Застывание в этой завороженности отвратительным требует «письмен», письменных фиксаций произошедшего: например, шопоголик считывает ценники и инструкции, игроман считает будущий выигрыш, завороженный смертью собирает кладбищенские истории. Избавиться от этого «письма» позволяет хорошая литература, показывающая условный характер того, что до этого казалось непосредственным выходом к предмету. Мы благодаря литературе об игроманах или людях, попавших в тупиковые личные отношения, понимаем, сколь ошибочным было то, что мы принимали за нормальную динамику развития нашей личности.
Но гораздо труднее справиться с завороженностью собственным ужасным, собственным телом, его выделениями, его некрасивостью – известно, как отвращение к собственному телу может довести до анорексии из-за неправильного голодания, до алкоголизма или какого-то еще калечения себя. С этим тоже приходится иметь дело психоаналитику. Дело в том, что отвращение к себе и при этом завороженность собой обязано влиянию ритуалов, вроде ритуала стыда, коллективного устыжения ребенка, к которому сам ребенок привыкает. Когда тебя влечет твое спивающееся или болезненно худеющее тело, ты не можешь оторваться от этого маняще-отвратительного: тебе и стыдно, и приятно. Кристева вспоминает обряды позора, то же самое коллективное устыжение человека в первобытных обществах:
Прежде всего, обряды, касающиеся позора (а может быть, и все обряды, обряд позора среди них может быть прототипным), выплескивают предзнаковое воздействие, семиотическое воздействие, язык.

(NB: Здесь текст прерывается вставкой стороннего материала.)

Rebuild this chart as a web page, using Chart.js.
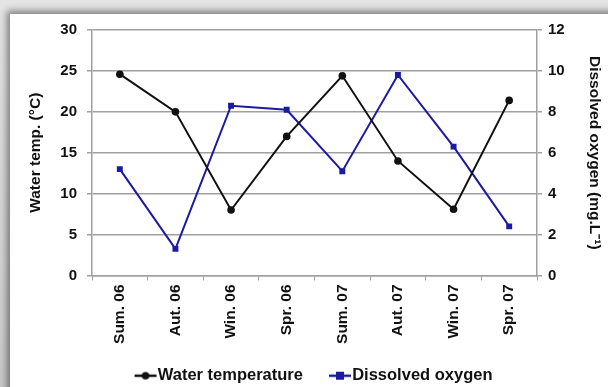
<!DOCTYPE html>
<html><head><meta charset="utf-8">
<script src="https://cdn.jsdelivr.net/npm/chart.js@4"></script>
<style>
html,body{margin:0;padding:0;width:608px;height:387px;overflow:hidden;background:linear-gradient(#e4e4e4,#c9c9c9);}
#card{position:absolute;left:10px;top:14px;width:620px;height:400px;background:#fff;box-shadow:-3px -3px 7px rgba(0,0,0,0.45);}
#wrap{position:absolute;left:0;top:0;width:608px;height:387px;}
</style></head><body>
<div id="card"></div>
<div id="wrap"><canvas id="c" width="608" height="387"></canvas></div>
<script>
const categories = ["Sum. 06","Aut. 06","Win. 06","Spr. 06","Sum. 07","Aut. 07","Win. 07","Spr. 07"];
const waterTemperature = [24.6, 20.0, 8.0, 17.0, 24.4, 14.0, 8.1, 21.4];
const dissolvedOxygen = [5.2, 1.3, 8.3, 8.1, 5.1, 9.8, 6.3, 2.4];
const tempTicks = [0,5,10,15,20,25,30];
const oxyTicks = [0,2,4,6,8,10,12];

const FONT = "'Liberation Sans', Arial, sans-serif";
const BLUE = '#1a1aa3';
const GRID = '#a0a0a0';

function legendIcon(color, style){
  const cv = document.createElement('canvas');
  cv.width = 80; cv.height = 12;
  const g = cv.getContext('2d');
  const a = 37;
  g.strokeStyle = color; g.lineWidth = 2.5;
  g.beginPath(); g.moveTo(a,6); g.lineTo(a+22,6); g.stroke();
  g.fillStyle = color;
  if(style==='circle'){ g.beginPath(); g.arc(a+11,6,3.8,0,Math.PI*2); g.fill(); }
  else { g.fillRect(a+7,2,8,8); }
  return cv;
}

new Chart(document.getElementById('c'), {
  type: 'line',
  data: {
    labels: categories,
    datasets: [
      {label:'Water temperature', data: waterTemperature, yAxisID:'y', borderColor:'#111', backgroundColor:'#111',
       borderWidth:2, pointStyle:'circle', pointRadius:3.8, pointBorderWidth:0, tension:0},
      {label:'Dissolved oxygen', data: dissolvedOxygen, yAxisID:'y1', borderColor:BLUE, backgroundColor:BLUE,
       borderWidth:2, pointStyle:'rect', pointRadius:4.2, pointBorderWidth:0, tension:0}
    ]
  },
  options: {
    responsive:false, animation:false, devicePixelRatio:1,
    layout:{padding:{left:10, right:0, top:30, bottom:-7}},
    plugins:{
      tooltip:{enabled:false},
      legend:{position:'bottom',
        labels:{font:{family:FONT,size:16.5,weight:'bold'}, color:'#111', usePointStyle:true, pointStyleWidth:24, padding:17,
          generateLabels:(chart)=>chart.data.datasets.map((ds,i)=>({
            text:ds.label, pointStyle:legendIcon(ds.borderColor, i===0?'circle':'rect'),
            fillStyle:ds.borderColor, strokeStyle:ds.borderColor, lineWidth:0, datasetIndex:i, hidden:false, fontColor:'#111'
          }))
        }
      }
    },
    scales:{
      x:{
        offset:true,
        grid:{offset:true, drawOnChartArea:false, drawTicks:true, tickLength:5, color:GRID},
        border:{color:GRID, width:1.5},
        ticks:{font:{family:FONT,size:15.5,weight:'bold'}, color:'#111', minRotation:90, maxRotation:90, padding:4, autoSkip:false},
        afterFit:(s)=>{ s.height = 75; }
      },
      y:{
        position:'left', min:0, max:30,
        afterBuildTicks:(s)=>{ s.ticks = tempTicks.map(v=>({value:v})); },
        grid:{color:GRID, lineWidth:1.5, tickLength:5},
        border:{color:GRID, width:1.5},
        ticks:{font:{family:FONT,size:15,weight:'bold'}, color:'#111', padding:10},
        title:{display:true, text:'Water temp. (°C)', font:{family:FONT,size:15.5,weight:'bold'}, color:'#111', padding:{top:16,bottom:0}},
        afterFit:(s)=>{ s.width = 82; }
      },
      y1:{
        position:'right', min:0, max:12,
        afterBuildTicks:(s)=>{ s.ticks = oxyTicks.map(v=>({value:v})); },
        grid:{drawOnChartArea:false, color:GRID, lineWidth:1.5, tickLength:5},
        border:{color:GRID, width:1.5},
        ticks:{font:{family:FONT,size:15,weight:'bold'}, color:'#111', padding:6},
        title:{display:true, text:'Dissolved oxygen (mg.L⁻¹)', font:{family:FONT,size:15.5,weight:'bold'}, color:'#111', padding:{top:4,bottom:0}},
        afterFit:(s)=>{ s.width = 71; }
      }
    }
  }
});
</script>
</body></html>
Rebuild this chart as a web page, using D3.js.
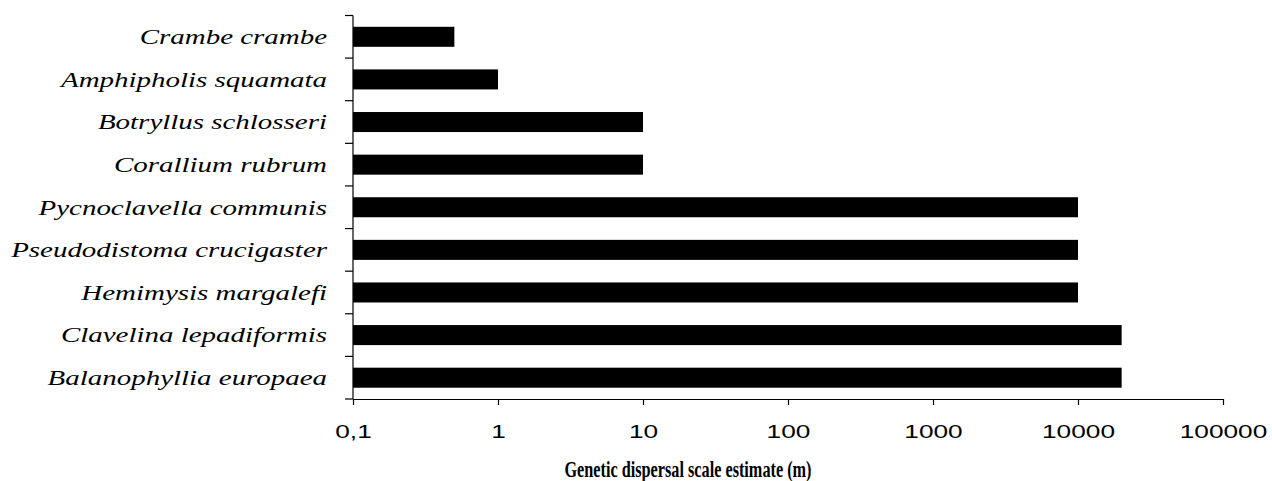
<!DOCTYPE html>
<html>
<head>
<meta charset="utf-8">
<script src="https://cdn.jsdelivr.net/npm/d3@7"></script>
<style>
  html, body { margin: 0; padding: 0; background: #fff; }
  svg { display: block; }
</style>
</head>
<body>
<svg id="chart" width="1272" height="481"></svg>
<script>
// Species, top to bottom
const species = [
  "Crambe crambe",
  "Amphipholis squamata",
  "Botryllus schlosseri",
  "Corallium rubrum",
  "Pycnoclavella communis",
  "Pseudodistoma crucigaster",
  "Hemimysis margalefi",
  "Clavelina lepadiformis",
  "Balanophyllia europaea"
];
// Genetic dispersal scale estimate (m)
const dispersal = [0.5, 1, 10, 10, 10000, 10000, 10000, 20000, 20000];
const tickValues = [0.1, 1, 10, 100, 1000, 10000, 100000];
const tickLabels = ["0,1", "1", "10", "100", "1000", "10000", "100000"];
const xTitle = "Genetic dispersal scale estimate (m)";

const svg = d3.select("#chart");
const plotLeft = 353, plotRight = 1223, plotTop = 15.5, plotBottom = 399;

const x = d3.scaleLog().domain([0.1, 100000]).range([plotLeft, plotRight]);
const y = d3.scaleBand().domain(species).range([plotTop, plotBottom]).paddingInner(0.53).paddingOuter(0.265);
const yb = d3.scaleBand().domain(species).range([plotTop, plotBottom]);

// Bars
svg.append("g")
  .selectAll("rect")
  .data(species.map((s, i) => ({ s, v: dispersal[i] })))
  .join("rect")
  .attr("x", x(0.1))
  .attr("y", d => y(d.s))
  .attr("width", d => x(d.v) - x(0.1))
  .attr("height", y.bandwidth())
  .attr("fill", "#000");

// X axis
const xAxis = d3.axisBottom(x)
  .tickValues(tickValues)
  .tickFormat((d, i) => tickLabels[i])
  .tickSize(6)
  .tickSizeOuter(0);
const gx = svg.append("g").attr("transform", `translate(0,${plotBottom})`).call(xAxis);
gx.select(".domain").attr("stroke", "#000").attr("stroke-width", 1.2);
gx.selectAll(".tick line").attr("stroke", "#000").attr("stroke-width", 1.2);
gx.selectAll(".tick text")
  .attr("font-family", "'Liberation Sans', Arial, sans-serif")
  .attr("font-size", 18.5)
  .attr("fill", "#000")
  .attr("y", 0)
  .attr("dy", 0)
  .attr("text-anchor", "middle")
  .attr("transform", "translate(0,39) scale(1.42,1)");

// Y axis: vertical line with ticks at band boundaries, pointing left
const gy = svg.append("g");
gy.append("line")
  .attr("x1", plotLeft).attr("x2", plotLeft)
  .attr("y1", plotTop).attr("y2", plotBottom)
  .attr("stroke", "#000").attr("stroke-width", 1.2);
const edges = species.map(s => yb(s)).concat([plotBottom]);
gy.selectAll("line.edge")
  .data(edges)
  .join("line")
  .attr("class", "edge")
  .attr("x1", plotLeft - 8).attr("x2", plotLeft)
  .attr("y1", d => d).attr("y2", d => d)
  .attr("stroke", "#000").attr("stroke-width", 1.2);

// Category labels, italic serif, stretched so the longest fits its column
const labels = svg.append("g").selectAll("text")
  .data(species)
  .join("text")
  .attr("font-family", "'Liberation Serif', 'Times New Roman', serif")
  .attr("font-style", "italic")
  .attr("font-size", 21.5)
  .attr("fill", "#000")
  .attr("text-anchor", "end")
  .text(d => d);
let widest = 0;
labels.each(function () { widest = Math.max(widest, this.getComputedTextLength()); });
const sx = 316 / widest;
labels.attr("transform", d => `translate(327,${yb(d) + yb.bandwidth() / 2 + 7.3}) scale(${sx},1)`);

// Axis title
svg.append("text")
  .attr("x", 688)
  .attr("y", 477)
  .attr("text-anchor", "middle")
  .attr("font-family", "'Liberation Serif', 'Times New Roman', serif")
  .attr("font-weight", "bold")
  .attr("font-size", 24)
  .attr("textLength", 247)
  .attr("lengthAdjust", "spacingAndGlyphs")
  .attr("fill", "#000")
  .text(xTitle);
</script>
</body>
</html>
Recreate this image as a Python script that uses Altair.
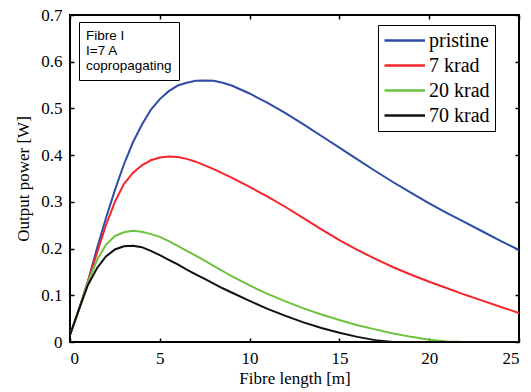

По крайней мере, так можно подкрепить определения антропологов, согласно которым обряды скорее акты, чем символы. Другими словами, обряды не удерживаются в своем означающем измерении, они обладают вещественным, активным, транслингвистическим, магическим воздействием[138].
От этого натиска ритуала освободиться труднее, чем от иллюзий. Но Кристева говорит, что как раз здесь литература поможет лучше понять, в чем дело. Например, когда мы начнем смотреть на питание как на искусство и применим эрудицию, знание первобытных ритуалов, мы поймем, в какой момент пища стала отвратительной:
Когда пища рассматривается как оскверняющий объект, она оказывается оральным объектом только в той степени, в какой оральное обозначает границы собственного тела. Пища не становится отвратительной только потому, что является границей двух сущностей или различных территорий: границей между природой и культурой, между человеческим и нечеловеческим. Это может быть отмечено, например, в Индии и Полинезии для вареной пищи, уязвимость к осквернению которой является ее характеристикой. В отличие от спелого плода, который съедается без опасений, пища, прошедшая огонь, является оскверняющей и должна быть окружена серией табу. Как будто пламя не только не очищало, вопреки тому, что утверждают концепции гигиенистов, но обозначало контакт, факт того, что органическая пища вмешивается в семейное и социальное. Виртуальная нечистота такой пищи приближается к отвращению к экскрементам, которое является самым поразительным примером вмешательства органического в социальное[139].
Мы будем знать, в какой момент пища или любая другая вещь становится фантомом, нарушающим не только систему знаков, но и систему ритуалов. Наши навыки социальной критики, воспитанные хорошей литературой, имеющие в виду не только нарциссическое наслаждение, но и катарсическое удовольствие, позволят справиться с этим натиском фантомов.